------ GIVEN ENTRIES ------

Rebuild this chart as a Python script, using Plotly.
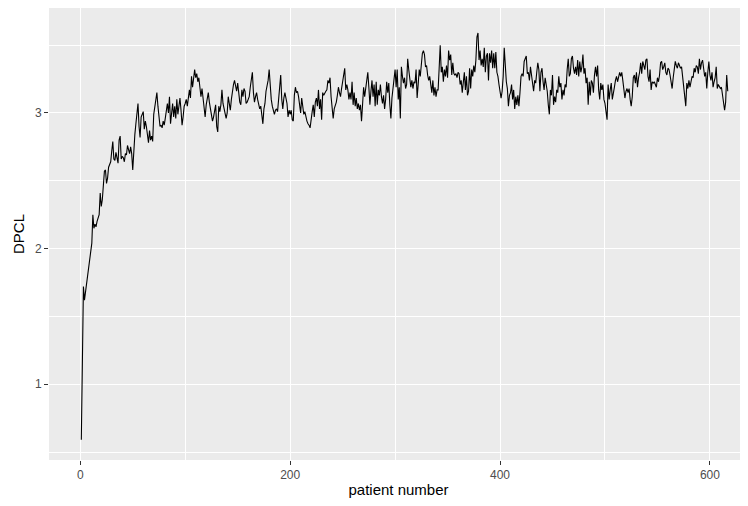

------
------ GIVEN ENTRIES ------

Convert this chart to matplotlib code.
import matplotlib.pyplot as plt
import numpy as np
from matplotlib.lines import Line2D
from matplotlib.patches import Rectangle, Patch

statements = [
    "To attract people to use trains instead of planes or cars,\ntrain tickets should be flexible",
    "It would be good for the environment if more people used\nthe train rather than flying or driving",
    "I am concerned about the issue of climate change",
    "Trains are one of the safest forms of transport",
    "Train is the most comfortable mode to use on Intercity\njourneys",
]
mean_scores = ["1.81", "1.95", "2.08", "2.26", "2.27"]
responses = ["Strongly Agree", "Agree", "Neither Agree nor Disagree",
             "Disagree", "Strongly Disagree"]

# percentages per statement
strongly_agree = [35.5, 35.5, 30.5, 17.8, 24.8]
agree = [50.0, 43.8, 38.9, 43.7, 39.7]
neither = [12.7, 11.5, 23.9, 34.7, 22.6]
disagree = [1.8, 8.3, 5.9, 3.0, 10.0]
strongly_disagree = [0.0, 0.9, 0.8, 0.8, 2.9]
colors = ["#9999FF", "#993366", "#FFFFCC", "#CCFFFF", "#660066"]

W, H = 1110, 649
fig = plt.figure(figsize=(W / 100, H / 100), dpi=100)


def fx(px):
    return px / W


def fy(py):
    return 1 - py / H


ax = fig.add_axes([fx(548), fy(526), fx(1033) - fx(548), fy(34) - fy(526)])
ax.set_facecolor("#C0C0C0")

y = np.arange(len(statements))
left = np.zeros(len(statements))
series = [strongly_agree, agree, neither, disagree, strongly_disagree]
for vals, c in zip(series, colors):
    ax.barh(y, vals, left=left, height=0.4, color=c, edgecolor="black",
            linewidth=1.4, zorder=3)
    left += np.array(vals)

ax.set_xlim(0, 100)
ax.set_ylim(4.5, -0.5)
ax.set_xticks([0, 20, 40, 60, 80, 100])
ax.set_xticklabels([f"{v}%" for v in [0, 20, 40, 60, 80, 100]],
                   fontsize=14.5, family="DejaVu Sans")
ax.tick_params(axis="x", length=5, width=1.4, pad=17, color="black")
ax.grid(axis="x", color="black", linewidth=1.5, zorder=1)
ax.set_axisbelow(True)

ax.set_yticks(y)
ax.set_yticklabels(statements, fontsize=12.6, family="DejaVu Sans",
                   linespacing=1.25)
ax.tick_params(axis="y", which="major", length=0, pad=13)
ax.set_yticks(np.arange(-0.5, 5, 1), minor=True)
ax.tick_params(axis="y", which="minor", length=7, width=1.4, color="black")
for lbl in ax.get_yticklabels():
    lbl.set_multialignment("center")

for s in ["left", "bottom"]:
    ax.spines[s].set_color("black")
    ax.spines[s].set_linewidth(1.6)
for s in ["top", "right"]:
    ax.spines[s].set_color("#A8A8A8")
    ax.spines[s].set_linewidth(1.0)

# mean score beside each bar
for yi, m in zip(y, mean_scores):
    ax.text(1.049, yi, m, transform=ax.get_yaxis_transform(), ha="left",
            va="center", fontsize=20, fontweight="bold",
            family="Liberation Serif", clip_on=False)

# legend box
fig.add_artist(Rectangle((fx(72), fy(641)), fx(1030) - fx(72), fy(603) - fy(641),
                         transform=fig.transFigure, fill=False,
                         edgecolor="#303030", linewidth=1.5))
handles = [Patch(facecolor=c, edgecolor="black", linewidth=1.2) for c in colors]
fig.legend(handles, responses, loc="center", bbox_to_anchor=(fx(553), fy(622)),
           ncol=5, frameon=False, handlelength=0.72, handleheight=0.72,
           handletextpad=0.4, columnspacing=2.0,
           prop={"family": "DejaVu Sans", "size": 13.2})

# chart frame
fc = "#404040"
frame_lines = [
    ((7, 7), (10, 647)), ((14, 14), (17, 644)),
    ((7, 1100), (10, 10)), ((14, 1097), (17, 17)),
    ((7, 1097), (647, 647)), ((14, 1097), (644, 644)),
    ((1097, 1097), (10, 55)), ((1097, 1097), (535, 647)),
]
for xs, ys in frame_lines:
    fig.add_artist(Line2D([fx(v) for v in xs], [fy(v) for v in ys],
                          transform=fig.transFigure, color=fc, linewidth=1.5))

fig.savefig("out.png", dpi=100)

------

EXERCISE: With the first line being the one containing "Convert this chart to matplotlib code." and the last line the one containing "left += np.array(vals)", transcribe exactly the lines above that fall in that range.

PROBLEM SOLUTION:
Convert this chart to matplotlib code.
import matplotlib.pyplot as plt
import numpy as np
from matplotlib.lines import Line2D
from matplotlib.patches import Rectangle, Patch

statements = [
    "To attract people to use trains instead of planes or cars,\ntrain tickets should be flexible",
    "It would be good for the environment if more people used\nthe train rather than flying or driving",
    "I am concerned about the issue of climate change",
    "Trains are one of the safest forms of transport",
    "Train is the most comfortable mode to use on Intercity\njourneys",
]
mean_scores = ["1.81", "1.95", "2.08", "2.26", "2.27"]
responses = ["Strongly Agree", "Agree", "Neither Agree nor Disagree",
             "Disagree", "Strongly Disagree"]

# percentages per statement
strongly_agree = [35.5, 35.5, 30.5, 17.8, 24.8]
agree = [50.0, 43.8, 38.9, 43.7, 39.7]
neither = [12.7, 11.5, 23.9, 34.7, 22.6]
disagree = [1.8, 8.3, 5.9, 3.0, 10.0]
strongly_disagree = [0.0, 0.9, 0.8, 0.8, 2.9]
colors = ["#9999FF", "#993366", "#FFFFCC", "#CCFFFF", "#660066"]

W, H = 1110, 649
fig = plt.figure(figsize=(W / 100, H / 100), dpi=100)


def fx(px):
    return px / W


def fy(py):
    return 1 - py / H


ax = fig.add_axes([fx(548), fy(526), fx(1033) - fx(548), fy(34) - fy(526)])
ax.set_facecolor("#C0C0C0")

y = np.arange(len(statements))
left = np.zeros(len(statements))
series = [strongly_agree, agree, neither, disagree, strongly_disagree]
for vals, c in zip(series, colors):
    ax.barh(y, vals, left=left, height=0.4, color=c, edgecolor="black",
            linewidth=1.4, zorder=3)
    left += np.array(vals)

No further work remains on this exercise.